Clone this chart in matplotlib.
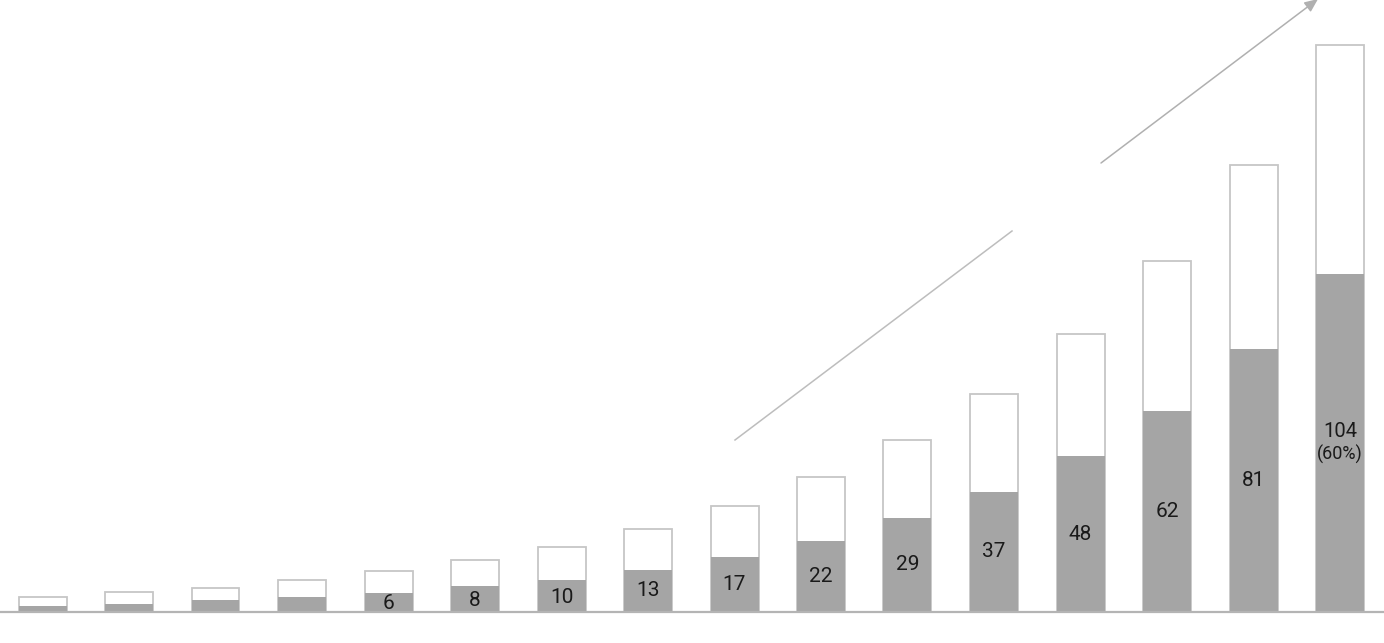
import matplotlib
matplotlib.use("Agg")
import matplotlib.pyplot as plt
import numpy as np

plt.rcParams['font.family'] = ['Roboto', 'DejaVu Sans']

# data
values = [2, 2.6, 3.6, 4.6, 6, 8, 10, 13, 17, 22, 29, 37, 48, 62, 81, 104]
totals = [4.7, 6.2, 7.5, 9.9, 12.5, 15.9, 20.1, 25.6, 32.7, 41.5, 52.9, 67, 85.5, 108, 137.5, 174.5]
labels = ["", "", "", "", "6", "8", "10", "13", "17", "22", "29", "37", "48", "62", "81", "104"]
last_share = "(60%)"

W, H = 1384, 643
fig = plt.figure(figsize=(W / 100, H / 100), dpi=100)
ax = fig.add_axes([0, 0, 1, 1])
ax.set_axis_off()

x = np.arange(len(values))
pitch = 86.5
x0 = 42.5
ax.set_xlim(-x0 / pitch, (W - x0) / pitch)
scale = 3.25
base = 612
ax.set_ylim(-(H - base) / scale, base / scale)

bw = 48 / pitch
ax.bar(x, totals, width=bw, color="white", edgecolor="#c6c6c6", linewidth=1.3, zorder=2)
ax.bar(x, values, width=bw, color="#a5a5a5", edgecolor="none", linewidth=0, zorder=3)

ax.axhline(0, color="#b4b4b4", linewidth=1.6, zorder=4)

for i, (v, lab) in enumerate(zip(values, labels)):
    if not lab:
        continue
    if i == len(values) - 1:
        ax.text(i, v / 2 + 3.5, lab, ha="center", va="center", fontsize=14.5, color="#1a1a1a", zorder=5)
        ax.text(i, v / 2 - 3.6, last_share, ha="center", va="center", fontsize=13, color="#1a1a1a", zorder=5)
    else:
        ax.text(i, v / 2 - (0.4 if v < 12 else 0), lab, ha="center", va="center", fontsize=15,
                color="#1a1a1a", zorder=5)

# trend arrow (decorative, in figure pixel coordinates)
def fc(px, py):
    return (px / W, 1 - py / H)

ax.plot(*zip(fc(735, 440), fc(1012, 231)), transform=ax.transAxes, color="#bdbdbd", lw=1.1, zorder=1)
ax.annotate("", xy=fc(1318, -1), xytext=fc(1101, 163), xycoords="axes fraction",
            textcoords="axes fraction",
            arrowprops=dict(arrowstyle="-|>,head_length=0.8,head_width=0.35", color="#b0b0b0", lw=1.1,
                            shrinkA=0, shrinkB=0))

fig.savefig("out.png", dpi=100)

━━━━━━━━━━

### Exercise
Restate, line by line and word for word, everything from the top of the material through the line that contains "plt.rcParams['font.family'] = ['Roboto', 'DejaVu". Leave pictures out.

### Full output
Clone this chart in matplotlib.
import matplotlib
matplotlib.use("Agg")
import matplotlib.pyplot as plt
import numpy as np

plt.rcParams['font.family'] = ['Roboto', 'DejaVu Sans']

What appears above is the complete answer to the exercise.